Most NAS research is benchmarked on ImageNet, measured in GPU-hours, and deployed to data centers. That is not the world most people live in.

When we started the Green-NAS project — searching for architectures that could run weather forecasting on edge nodes in South Asia — the standard NAS literature was nearly useless. Here is what we learned.

Constraint-First Design

The typical NAS workflow is: define a search space, define a proxy task, search, evaluate. The edge deployment context inverts this. Constraints come first:

Power budget: ≤ 5W continuous draw on solar-charged nodes
Memory: 512MB RAM, no GPU
Latency: inference must complete in under 2 seconds for real-time alerting
Reliability: models must degrade gracefully on incomplete sensor readings

Only after specifying these constraints did we define our search space. Anything that could not satisfy the budget was excluded from the start — no post-hoc pruning.

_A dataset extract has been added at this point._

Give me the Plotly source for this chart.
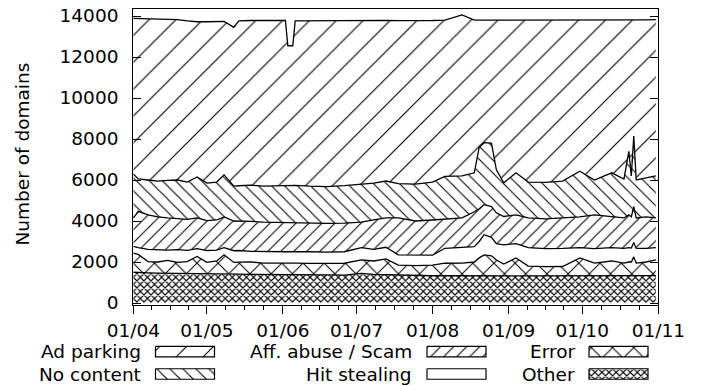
import plotly.graph_objects as go
import pandas as pd

# page body has an 8px margin; the figure is sized/positioned to compensate
OFF = 8
W, H = 701 - OFF, 385 - OFF

# ---------------- data ----------------
dates = [
    "2010-04-01", "2010-04-03", "2010-04-07", "2010-04-11", "2010-04-15", "2010-04-19",
    "2010-04-23", "2010-04-27", "2010-05-01", "2010-05-05", "2010-05-08", "2010-05-12",
    "2010-05-14", "2010-05-19", "2010-05-24", "2010-05-29", "2010-06-02", "2010-06-03",
    "2010-06-05", "2010-06-06", "2010-06-12", "2010-06-19", "2010-06-26", "2010-07-03",
    "2010-07-08", "2010-07-13", "2010-07-18", "2010-07-25", "2010-08-01", "2010-08-06",
    "2010-08-13", "2010-08-18", "2010-08-20", "2010-08-22", "2010-08-25", "2010-08-27",
    "2010-08-30", "2010-09-04", "2010-09-09", "2010-09-16", "2010-09-23", "2010-09-30",
    "2010-10-06", "2010-10-13", "2010-10-18", "2010-10-20", "2010-10-21", "2010-10-22",
    "2010-10-23", "2010-10-27", "2010-10-31",
]

other = [1500, 1480, 1470, 1460, 1450, 1450, 1440, 1440, 1430, 1420, 1420, 1410,
         1410, 1400, 1400, 1390, 1390, 1390, 1390, 1385, 1380, 1370, 1360, 1450,
         1400, 1380, 1350, 1340, 1330, 1330, 1320, 1320, 1320, 1320, 1320, 1320,
         1320, 1320, 1320, 1320, 1320, 1330, 1330, 1330, 1330, 1330, 1330, 1330,
         1330, 1330, 1340]

error = [930, 890, 550, 540, 630, 530, 580, 830, 550, 630, 930, 570,
         580, 600, 550, 570, 550, 550, 560, 565, 550, 550, 580, 650,
         650, 770, 500, 480, 520, 610, 630, 680, 880, 1030, 980, 780,
         580, 880, 480, 450, 460, 870, 620, 720, 620, 670, 670, 920,
         620, 670, 760]

hit_stealing = [330, 330, 600, 600, 500, 620, 550, 380, 580, 530, 350, 570,
                570, 520, 550, 550, 560, 560, 560, 560, 570, 560, 560, 600,
                570, 570, 500, 510, 490, 730, 750, 750, 800, 980, 900, 800,
                940, 700, 900, 880, 880, 500, 700, 650, 710, 700, 680, 700,
                710, 660, 600]

aff_abuse = [1380, 1770, 1680, 1600, 1570, 1500, 1510, 1500, 1460, 1470, 1500, 1450,
             1440, 1460, 1450, 1420, 1420, 1420, 1420, 1420, 1400, 1400, 1400, 1250,
             1430, 1430, 1800, 1670, 1710, 1430, 1450, 1700, 1600, 1470, 1500, 1500,
             1380, 1400, 1450, 1450, 1490, 1500, 1650, 1500, 1490, 1600, 1520, 1750,
             1490, 1540, 1450]

no_content = [2160, 1580, 1700, 1750, 1830, 1900, 1820, 2000, 1830, 1850, 2050, 1700,
              1720, 1770, 1750, 1790, 1830, 1830, 1800, 1810, 1800, 1800, 1830, 1850,
              1800, 1800, 1670, 1800, 1850, 2080, 2050, 1900, 3000, 3020, 3100, 2100,
              1640, 2050, 1750, 1780, 1800, 2230, 1700, 2150, 1900, 3100, 2000, 3440,
              1850, 1900, 2050]

ad_parking = [7580, 7820, 7860, 7900, 7860, 7820, 7860, 7570, 7870, 7830, 7490, 7750,
              8040, 8030, 8070, 8070, 8030, 6800, 6820, 8020, 8070, 8080, 8050, 7990,
              7930, 7840, 7950, 7960, 7880, 7620, 7850, 7450, 6200, 5990, 6000, 7300,
              7940, 7440, 7880, 7910, 7830, 7360, 7800, 7450, 7750, 6400, 7600, 5660,
              7800, 7710, 7620]

month_ticks = ["2010-04-01", "2010-05-01", "2010-06-01", "2010-07-01",
               "2010-08-01", "2010-09-01", "2010-10-01", "2010-11-01"]
month_labels = ["01/04", "01/05", "01/06", "01/07", "01/08", "01/09", "01/10", "01/11"]
y_ticks = [0, 2000, 4000, 6000, 8000, 10000, 12000, 14000]
y_labels = ["0", "2000", "4000", "6000", "8000", "10000", "12000", "14000"]

# stack order bottom -> top: name, values, pattern shape, pattern size, solidity
series = [
    ("Other", other, "x", 5.0, 0.39),
    ("Error", error, "x", 15.0, 0.13),
    ("Hit stealing", hit_stealing, "", 8, 0.0),
    ("Aff. abuse / Scam", aff_abuse, "/", 9.2, 0.12),
    ("No content", no_content, "\\", 9.2, 0.12),
    ("Ad parking", ad_parking, "/", 19, 0.06),
]

# legend grid position (row, col)
legend_pos = {
    "Ad parking": (0, 0), "Aff. abuse / Scam": (0, 1), "Error": (0, 2),
    "No content": (1, 0), "Hit stealing": (1, 1), "Other": (1, 2),
}

FONT = "DejaVu Sans"
FS = 18.5

def pat(shape, size, sol):
    if shape == "":
        return dict(shape="", bgcolor="white")
    return dict(shape=shape, size=size, solidity=sol, fgcolor="black",
                bgcolor="white", fillmode="replace")

fig = go.Figure()

for name, vals, shape, size, sol in series:
    fig.add_trace(go.Scatter(
        x=pd.to_datetime(dates), y=vals, name=name, mode="lines",
        stackgroup="one", line=dict(color="black", width=1.3, shape="linear"),
        fillcolor="white", fillpattern=pat(shape, size, sol),
        showlegend=False, hoverinfo="x+y+name",
    ))

# ---- manual gnuplot-style legend (text, then patterned box); coords in window px ----
col_text_right = [143, 414, 577]
col_box_left = [155.5, 427, 589]
row_center = [351.7, 374.0]
box_w, box_h = 59, 10.5

for name, vals, shape, size, sol in series:
    r, c = legend_pos[name]
    x0 = col_box_left[c] - OFF
    y0 = row_center[r] - OFF - box_h / 2
    fig.add_trace(go.Scatter(
        x=[x0, x0 + box_w, x0 + box_w, x0, x0],
        y=[y0, y0, y0 + box_h, y0 + box_h, y0],
        mode="lines", fill="toself", fillcolor="white",
        fillpattern=pat(shape, size, sol),
        line=dict(color="black", width=1.2),
        xaxis="x2", yaxis="y2", showlegend=False, hoverinfo="skip",
    ))
    fig.add_annotation(
        text=name, xref="paper", yref="paper",
        x=(col_text_right[c] - OFF) / W, y=(H - (row_center[r] - OFF)) / H,
        xanchor="right", yanchor="middle", showarrow=False,
        font=dict(family=FONT, size=FS, color="black"),
    )

# y axis title
fig.add_annotation(
    text="Number of domains", xref="paper", yref="paper",
    x=(21.5 - OFF) / W, y=(H - (154 - OFF)) / H, textangle=-90,
    xanchor="center", yanchor="middle", showarrow=False,
    font=dict(family=FONT, size=FS, color="black"),
)

x_left, x_right = 133.3 - OFF, 658.3 - OFF
y_top = max(6.7 - OFF, 0.6)
y_bottom = 305.0 - OFF
y_zero, y_14k = 303.0 - OFF, 16.0 - OFF
px_per_unit = (y_zero - y_14k) / 14000.0

minor_vals = []
for a, b in zip(month_ticks[:-1], month_ticks[1:]):
    ta, tb = pd.Timestamp(a), pd.Timestamp(b)
    for k in (1, 2, 3):
        minor_vals.append(ta + (tb - ta) * k / 4)

legend_h = 48
fig.update_layout(
    width=W, height=H,
    margin=dict(l=0, r=0, t=0, b=0, autoexpand=False),
    paper_bgcolor="white", plot_bgcolor="white",
    showlegend=False,
    font=dict(family=FONT, size=FS, color="black"),
    xaxis=dict(
        domain=[x_left / W, x_right / W], automargin=False,
        type="date",
        range=[month_ticks[0], month_ticks[-1]],
        tickmode="array", tickvals=month_ticks, ticktext=month_labels,
        ticks="outside", ticklen=8, tickwidth=1.2, tickcolor="black",
        showline=True, linecolor="black", linewidth=1.3, mirror=True,
        showgrid=False, zeroline=False,
        minor=dict(tickmode="array", tickvals=minor_vals, ticks="outside",
                   ticklen=4, tickwidth=1.1, tickcolor="black", showgrid=False),
        tickfont=dict(family=FONT, size=FS, color="black"),
        ticklabelstandoff=1, ticklabeloverflow="allow",
        anchor="y",
    ),
    yaxis=dict(
        domain=[(H - y_bottom) / H, (H - y_top) / H], automargin=False,
        range=[-(y_bottom - y_zero) / px_per_unit, 14000 + (y_14k - y_top) / px_per_unit],
        tickmode="array", tickvals=y_ticks, ticktext=y_labels,
        ticks="inside", ticklen=8, tickwidth=1.2, tickcolor="black",
        showline=True, linecolor="black", linewidth=1.3, mirror="ticks",
        showgrid=False, zeroline=False,
        tickfont=dict(family=FONT, size=FS, color="black"),
        ticklabelstandoff=10, ticklabeloverflow="allow",
        anchor="x",
    ),
    xaxis2=dict(domain=[0, 1], range=[0, W], visible=False, fixedrange=True,
                anchor="y2", automargin=False),
    yaxis2=dict(domain=[0, legend_h / H], range=[H, H - legend_h], visible=False,
                fixedrange=True, anchor="x2", automargin=False),
)

fig.write_html("out.html")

Multi-Objective Pareto Search

Single-objective NAS (minimize validation loss) produced models that were accurate but undeployable. We switched to multi-objective search with three objectives:

Forecast error (minimize)
FLOPs per inference (minimize)
Parameter count (minimize)

The Pareto frontier revealed an important structure: accuracy degraded slowly as compute decreased, until a sharp cliff around 8M parameters. This cliff is architecture-dependent — some families collapse gracefully, others do not.

What Surprised Us

The best edge architectures were wider and shallower than their server-side counterparts. This is consistent with the theoretical intuition in our transformer scaling paper — depth helps when compute is abundant, but width is more efficient when you are parameter-constrained.

The result feels obvious in retrospect. It rarely is before you run the experiments.